Welp, I had the wrong carb for the car. It turned out to be a chevy carb, not a correct 1 1/4 pontiac center. 

I've since tracked one down, restored it and have her back up and running. 

Good idle speed, healthy sound, rock steady tach needle and all else look great. There's just ONE weird thing...

There's a bit of a stumble running on the center carb, I took the center back apart and noticed that the squirt was weak. Plugged the sectin where it draws from the float bowl (since the slot fills this up anyway) and the issues is MOSTLY resolved. However there's still some stumble at lower speeds when applying throttle. I also noticed that adjusting the idle mixture screws do nothing to the vac gauge - I'm not sure what I'm missing, I'm sure it's something simple.


----------



## Lemans guy (Oct 14, 2014)

So it sounds like a lean stumble. If it stumbles at speed, like going from 30 to 40 MPH I would look for a weak accelerator pump squirt. If it stumbles from stop, say off a traffic light I would suspect the transfer slot normally. But I am sure that you squared that as previously discussed.

You may have air leaking past throttle blades at idle ( if transfer slot is right) that won’t allow the mixture screws to change the vacumn. It does not take much.

I am sure that you have tried blocking off the air inlets on both outside carbs at idle and then trying the center mixture screws. If that won’t allow the mixture screws to function then maybe the throttle plate needs to be closed tighter. Or you have a vacumn leak somewhere.

around the carb mounting gaskets or shafts or somewhere. Check for that. Even clamp off any vacumn lines from the intake. Brake booster, trans module, dash controls and then try to adjust the mixture. if it now works release them one at a time until it does not to find and trace the vacumn leak.

Small vacumn eaks can effect idle. Try this stuff first. I use a smoke machine to find difficult vac leaks. All auto shops have them. So if nothing is working. Take it to any garage and see if they will smoke it while you wait. They may charge you a little but if it locates the leak it helps.

Of course there are all the hose to ear, and squirting, Wd-40, and using propane and watching for speed up of RPM’s, even blowing cigar smoke Into the intake. …..but none of those are that good. Smoke from a smoke machine is best on difficult vac leaks.

some though are big and you can even hear them….

remember to .check your accelerator set up first…..


----------



## 1967pontiac400 (Dec 10, 2020)

So one of my throttle blade assemblies has transfer slots and the other does not....hmm. 

Should blades be fully closed at low idle (choke open)?


----------



## Lemans guy (Oct 14, 2014)

When hot, throttle blades should be closed at idle, with middle carb being set with a squared transfer slot. If you have a transfer slot in an outer carb that is for transitioning from idle to moving, but that slot lets in a mixture of air and fuel….so sorry not sure on a Tri power.

But my understanding they only idle off the center carb, not the outer carbs. So if you have one outer with a transfer slot and one without I would say one is wrong. Probably the one with the transfer slot. As when those normally would come on there would be no need for a transfer slot as the center carb would already be pretty well open. And a transfer slot would do nothing.

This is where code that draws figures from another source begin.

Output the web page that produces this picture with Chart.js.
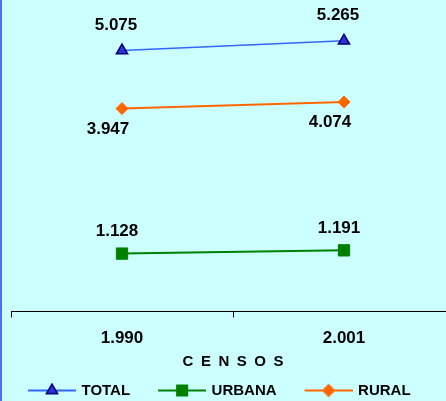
<!DOCTYPE html>
<html>
<head>
<meta charset="utf-8">
<script src="https://cdn.jsdelivr.net/npm/chart.js@4/dist/chart.umd.min.js"></script>
<style>
    html, body { margin: 0; padding: 0; overflow: hidden; background: #ccffff; }
    #marco { position: relative; width: 446px; height: 401px; overflow: hidden; }
    #grafica { display: block; }
    #borde { position: absolute; left: 0; top: 0; width: 2px; height: 401px; background: #4a6cff; }
</style>
</head>
<body>
<div id="marco"><canvas id="grafica" width="455" height="401"></canvas><div id="borde"></div></div>
<script type="text/javascript">

    // Censos (eje X)
    var censos = ["1.990", "2.001"]
    // Poblacion por censo
    var total = [5075, 5265]
    var urbana = [1128, 1191]
    var rural = [3947, 4074]
    var ejeMax = 6000
    var tituloEje = "C\u2002E\u2002N\u2002S\u2002O\u2002S"

    var fuente = '"Liberation Sans", Arial, sans-serif'
    Chart.defaults.font.family = fuente
    Chart.defaults.color = "#000"

    function formato(n) {
        return String(n).replace(/\B(?=(\d{3})+(?!\d))/g, ".")
    }

    // muestra de la leyenda: linea con el marcador al centro
    function muestra(linea, relleno, borde, estilo, radio) {
        var c = document.createElement("canvas")
        c.width = 78
        c.height = 16
        var g = c.getContext("2d")
        g.strokeStyle = linea
        g.lineWidth = 2
        g.beginPath()
        g.moveTo(30, 8)
        g.lineTo(78, 8)
        g.stroke()
        g.fillStyle = relleno
        g.strokeStyle = borde
        g.lineWidth = 1.5
        Chart.helpers.drawPoint(g, {pointStyle: estilo, radius: radio, borderWidth: 1.5, rotation: 0}, 54, 8)
        return c
    }

    var muestras = [
        muestra("#3366ff", "#3333cc", "#000080", "triangle", 6.5),
        muestra("#008000", "#008000", "#008000", "rect", 7.5),
        muestra("#ff6600", "#ff6600", "#ff6600", "rectRot", 5.8)
    ]

    // etiquetas con el valor de cada punto
    var etiquetas = {
        id: "etiquetas",
        afterDatasetsDraw: function(chart, args, opciones) {
            var ctx = chart.ctx
            ctx.save()
            ctx.font = "bold 17px " + fuente
            ctx.fillStyle = "#000"
            ctx.textAlign = "center"
            ctx.textBaseline = "middle"
            chart.data.datasets.forEach(function(ds, i) {
                var d = opciones.desfases[i]
                chart.getDatasetMeta(i).data.forEach(function(p, j) {
                    ctx.fillText(formato(ds.data[j]), p.x + d[0], p.y + d[1])
                })
            })
            ctx.restore()
        }
    }

    var datos = {
        labels: censos,
        datasets: [{
            label: "TOTAL",
            data: total,
            borderColor: "#3366ff",
            borderWidth: 1.5,
            pointStyle: "triangle",
            pointRadius: 6.5,
            pointBackgroundColor: "#3333cc",
            pointBorderColor: "#000080",
            pointBorderWidth: 1.5
        }, {
            label: "URBANA",
            data: urbana,
            borderColor: "#008000",
            borderWidth: 2,
            pointStyle: "rect",
            pointRadius: 8,
            pointBackgroundColor: "#008000",
            pointBorderColor: "#008000",
            pointBorderWidth: 1
        }, {
            label: "RURAL",
            data: rural,
            borderColor: "#ff6600",
            borderWidth: 2,
            pointStyle: "rectRot",
            pointRadius: 6,
            pointBackgroundColor: "#ff6600",
            pointBorderColor: "#ff6600",
            pointBorderWidth: 1
        }]
    }

    new Chart(document.getElementById("grafica"), {
        type: "line",
        data: datos,
        plugins: [etiquetas],
        options: {
            responsive: false,
            animation: false,
            layout: { autoPadding: false, padding: { top: 3, left: 0, right: 0, bottom: 0 } },
            scales: {
                x: {
                    offset: true,
                    grid: { display: true, offset: true, drawOnChartArea: false, tickLength: 6, color: "#000" },
                    border: { display: true, color: "#000", width: 1 },
                    ticks: { color: "#000", font: { size: 17, weight: "bold" }, padding: 11, maxRotation: 0 },
                    title: {
                        display: true,
                        text: tituloEje,
                        color: "#000",
                        font: { size: 15, weight: "bold" },
                        padding: { top: -7, bottom: 12 }
                    }
                },
                y: {
                    min: 0,
                    max: ejeMax,
                    ticks: { display: false },
                    grid: { display: false },
                    border: { display: false },
                    afterFit: function(s) { s.width = 11 }
                }
            },
            plugins: {
                legend: {
                    position: "bottom",
                    align: "start",
                    maxHeight: 18,
                    labels: {
                        usePointStyle: true,
                        pointStyleWidth: 74,
                        padding: 0,
                        color: "#000",
                        font: { size: 15, weight: "bold" },
                        generateLabels: function(chart) {
                            var items = Chart.defaults.plugins.legend.labels.generateLabels(chart)
                            items.forEach(function(it, i) { it.pointStyle = muestras[i] })
                            return items
                        }
                    }
                },
                tooltip: { enabled: false },
                etiquetas: { desfases: [[-6, -25], [-5, -22], [-14, 20.5]] }
            }
        }
    })

</script>
</body>
</html>
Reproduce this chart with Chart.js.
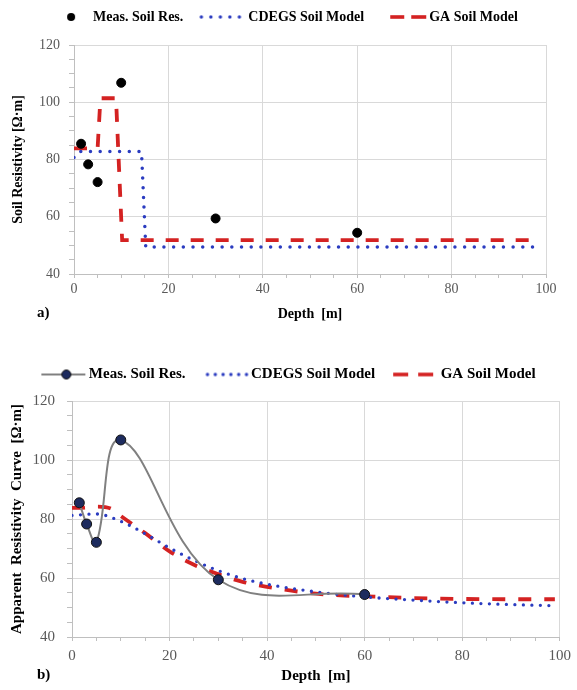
<!DOCTYPE html>
<html>
<head>
<meta charset="utf-8">
<script src="https://cdn.jsdelivr.net/npm/chart.js@4.4.1/dist/chart.umd.min.js"></script>
<style>
  html, body { margin: 0; padding: 0; background: #fff; }
  body { width: 577px; height: 690px; position: relative; overflow: hidden; }
  .box { position: absolute; left: 0; width: 577px; }
  #boxA { top: 0; height: 330px; }
  #boxB { top: 340px; height: 350px; }
  .tag { position: absolute; font: bold 15px 'Liberation Serif', serif; color: #000; }
</style>
</head>
<body>
<div class="box" id="boxA"><canvas id="chartA"></canvas></div>
<div class="box" id="boxB"><canvas id="chartB"></canvas></div>
<div class="tag" style="left:37px; top:304px">a)</div>
<div class="tag" style="left:37px; top:666px">b)</div>

<script>
/* ---------- données ---------- */
const legendLabels = ['Meas. Soil Res.', 'CDEGS Soil Model', 'GA Soil Model'];

// mesures (profondeur m, résistivité Ω·m)
const measDepth = [1.5, 3, 5, 10, 30, 60];
const measRes   = [85.5, 78.3, 72.1, 106.8, 59.4, 54.4];

// a) modèles en couches
const cdegsStepDepth = [0, 1, 14.3, 15.2, 98.5];
const cdegsStepRes   = [80.7, 82.8, 82.8, 49.4, 49.4];
const gaStepDepth    = [0, 5, 5.6, 8.9, 10.2, 97.5];
const gaStepRes      = [83.9, 83.9, 101.4, 101.4, 51.8, 51.8];

// b) courbes de résistivité apparente
const cdegsCurveDepth = [0, 5, 10, 15, 20, 25, 30, 35, 40, 50, 60, 70, 80, 90, 99];
const cdegsCurveRes   = [81.2, 81.7, 79.2, 75, 70.2, 66, 62.5, 59.8, 57.9, 55.3, 53.6, 52.5, 51.6, 51, 50.6];
const gaCurveDepth    = [0, 2, 5, 8, 10, 15, 20, 25, 30, 35, 40, 45, 50, 55, 60, 70, 80, 90, 99];
const gaCurveRes      = [83.8, 83.8, 84.2, 83.5, 81, 75.2, 69, 64.5, 61.3, 58.7, 57, 55.7, 54.7, 54.1, 53.8, 53.2, 52.9, 52.8, 52.8];

const xTicks = [0, 20, 40, 60, 80, 100];
const yTicks = [40, 60, 80, 100, 120];

/* ---------- style ---------- */
const SERIF = "'Liberation Serif', 'Times New Roman', serif";
const BLUE  = '#2b3cc0';
const RED   = '#d42222';
const GREY  = '#808080';
const NAVY  = '#1d2b5e';

const pts = (xs, ys) => xs.map((x, i) => ({ x, y: ys[i] }));

// Icônes de légende : canvas 68px, zone "boîte" de 52px décalée de 8px
function icon(draw) {
  const c = document.createElement('canvas');
  c.width = 68; c.height = 14;
  const g = c.getContext('2d');
  g.translate(8, 7);
  draw(g);
  return c;
}
const dotIcon = (cx) => icon(g => {
  g.fillStyle = '#000';
  g.beginPath(); g.arc(cx, 0, 4, 0, Math.PI * 2); g.fill();
});
const dotsIcon = (x0, n, step) => icon(g => {
  g.fillStyle = BLUE;
  for (let i = 0; i < n; i++) { g.beginPath(); g.arc(x0 + i * step, 0, 1.7, 0, Math.PI * 2); g.fill(); }
});
const dashIcon = (a, b) => icon(g => {
  g.fillStyle = RED;
  g.fillRect(a[0], -1.8, a[1] - a[0], 3.6);
  g.fillRect(b[0], -1.8, b[1] - b[0], 3.6);
});
const lineMarkerIcon = () => icon(g => {
  g.strokeStyle = GREY; g.lineWidth = 2;
  g.beginPath(); g.moveTo(12, 0); g.lineTo(56, 0); g.stroke();
  g.fillStyle = NAVY; g.strokeStyle = '#111'; g.lineWidth = 1;
  g.beginPath(); g.arc(37, 0, 4.5, 0, Math.PI * 2); g.fill(); g.stroke();
});

// agrandir la hauteur de la légende sans déplacer son texte
const legendGap = {
  id: 'legendGap',
  afterInit(chart, args, opts) {
    const lg = chart.legend;
    if (!lg) return;
    const fit = lg.fit;
    lg.fit = function () { fit.call(this); this.height += opts.extra || 0; };
  }
};

function xAxis(size, tickPad, titlePad, height) {
  return {
    type: 'linear', min: 0, max: 100,
    afterFit: s => { s.height = height; },
    ticks: {
      stepSize: 5, autoSkip: false, maxRotation: 0, padding: tickPad,
      color: '#595959', font: { family: SERIF, size: size },
      callback: v => (xTicks.includes(v) ? v : '')
    },
    grid: {
      color: c => (c.tick && xTicks.includes(c.tick.value) ? '#d9d9d9' : 'rgba(0,0,0,0)'),
      tickColor: '#bfbfbf', tickLength: 4
    },
    border: { color: '#bfbfbf' },
    title: {
      display: true, text: 'Depth  [m]', color: '#000',
      font: { family: SERIF, size: size, weight: 'bold' }, padding: titlePad
    }
  };
}

function yAxis(size, tickPad, title, titlePad, width) {
  return {
    type: 'linear', min: 40, max: 120,
    afterFit: s => { s.width = width; },
    ticks: {
      stepSize: 5, autoSkip: false, padding: tickPad,
      color: '#595959', font: { family: SERIF, size: size },
      callback: v => (yTicks.includes(v) ? v : '')
    },
    grid: {
      color: c => (c.tick && yTicks.includes(c.tick.value) ? '#d9d9d9' : 'rgba(0,0,0,0)'),
      tickColor: '#bfbfbf', tickLength: 5
    },
    border: { color: '#bfbfbf' },
    title: {
      display: true, text: title, color: '#000',
      font: { family: SERIF, size: size, weight: 'bold' }, padding: titlePad
    }
  };
}

function legend(size, icons) {
  return {
    display: true, position: 'top', align: 'center',
    labels: {
      usePointStyle: true, pointStyleWidth: 52, padding: 6,
      color: '#000', font: { family: SERIF, size: size, weight: 'bold' },
      generateLabels: () => legendLabels.map((t, i) => ({
        text: t, pointStyle: icons[i], fillStyle: 'rgba(0,0,0,0)',
        strokeStyle: 'rgba(0,0,0,0)', lineWidth: 0, hidden: false, datasetIndex: i
      }))
    }
  };
}

/* ---------- a) ---------- */
new Chart(document.getElementById('chartA'), {
  type: 'scatter',
  data: {
    datasets: [
      {
        label: legendLabels[0], data: pts(measDepth, measRes), showLine: false,
        pointRadius: 4.5, pointBackgroundColor: '#000', pointBorderColor: '#000'
      },
      {
        label: legendLabels[1], data: pts(cdegsStepDepth, cdegsStepRes), showLine: true,
        borderColor: BLUE, borderWidth: 3.5, borderDash: [0, 9.7], borderCapStyle: 'round',
        pointRadius: 0, tension: 0
      },
      {
        label: legendLabels[2], data: pts(gaStepDepth, gaStepRes), showLine: true,
        borderColor: RED, borderWidth: 3.8, borderDash: [13, 12], borderCapStyle: 'butt',
        pointRadius: 0, tension: 0
      }
    ]
  },
  options: {
    responsive: true, maintainAspectRatio: false, animation: false, devicePixelRatio: 1,
    layout: { padding: { top: 4, left: 6, right: 31, bottom: 0 } },
    plugins: {
      legend: legend(14, [dotIcon(37), dotsIcon(12, 5, 9.5), dashIcon([20, 34], [41, 56])]),
      legendGap: { extra: 11 },
      tooltip: { enabled: false }
    },
    scales: {
      x: xAxis(14, 3, { top: 2, bottom: 7 }, 56),
      y: yAxis(14, 9, 'Soil Resistivity [Ω·m]', { top: 4, bottom: 0 }, 68)
    }
  },
  plugins: [legendGap]
});

/* ---------- b) ---------- */
new Chart(document.getElementById('chartB'), {
  type: 'scatter',
  data: {
    datasets: [
      {
        label: legendLabels[0], data: pts(measDepth, measRes), showLine: true,
        borderColor: GREY, borderWidth: 2, tension: 0.4,
        pointRadius: 5, pointBackgroundColor: NAVY, pointBorderColor: '#111', pointBorderWidth: 1
      },
      {
        label: legendLabels[1], data: pts(cdegsCurveDepth, cdegsCurveRes), showLine: true,
        borderColor: BLUE, borderWidth: 3.3, borderDash: [0, 8.5], borderCapStyle: 'round',
        pointRadius: 0, cubicInterpolationMode: 'monotone'
      },
      {
        label: legendLabels[2], data: pts(gaCurveDepth, gaCurveRes), showLine: true,
        borderColor: RED, borderWidth: 3.8, borderDash: [13, 13], borderCapStyle: 'butt',
        pointRadius: 0, cubicInterpolationMode: 'monotone'
      }
    ]
  },
  options: {
    responsive: true, maintainAspectRatio: false, animation: false, devicePixelRatio: 1,
    layout: { padding: { top: 21, left: 4, right: 16, bottom: 0 } },
    plugins: {
      legend: legend(15, [lineMarkerIcon(), dotsIcon(16, 6, 7.8), dashIcon([12, 27], [37, 52])]),
      legendGap: { extra: 9 },
      tooltip: { enabled: false }
    },
    scales: {
      x: xAxis(15, 6, { top: 2, bottom: 5 }, 53),
      y: yAxis(15, 12, 'Apparent  Resistivity  Curve  [Ω·m]', { top: 4, bottom: 0 }, 68)
    }
  },
  plugins: [legendGap]
});
</script>
</body>
</html>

it may be why you cannot tune the mixture, try closing that throttle off rightnd closing the transfer slot and see how it effects vacumn.


----------



## Lemans guy (Oct 14, 2014)

Choke open when at hot idle….yes


----------



## 1967pontiac400 (Dec 10, 2020)

Sorry, let me clarify...I have no issues with the outer carbs, that's not on the checklist for this issue, I have already verified there are no issues with vac leak there, incorrect parts, etc.

I have two different base plates for my center carb, one has transfer slots and the other does not. I was able to run the car on both, but it seems that the new base plate (w/o transfer slots) was possibly idling off the idle circuit and that's the plate where the idle mix screws are doing nothing. 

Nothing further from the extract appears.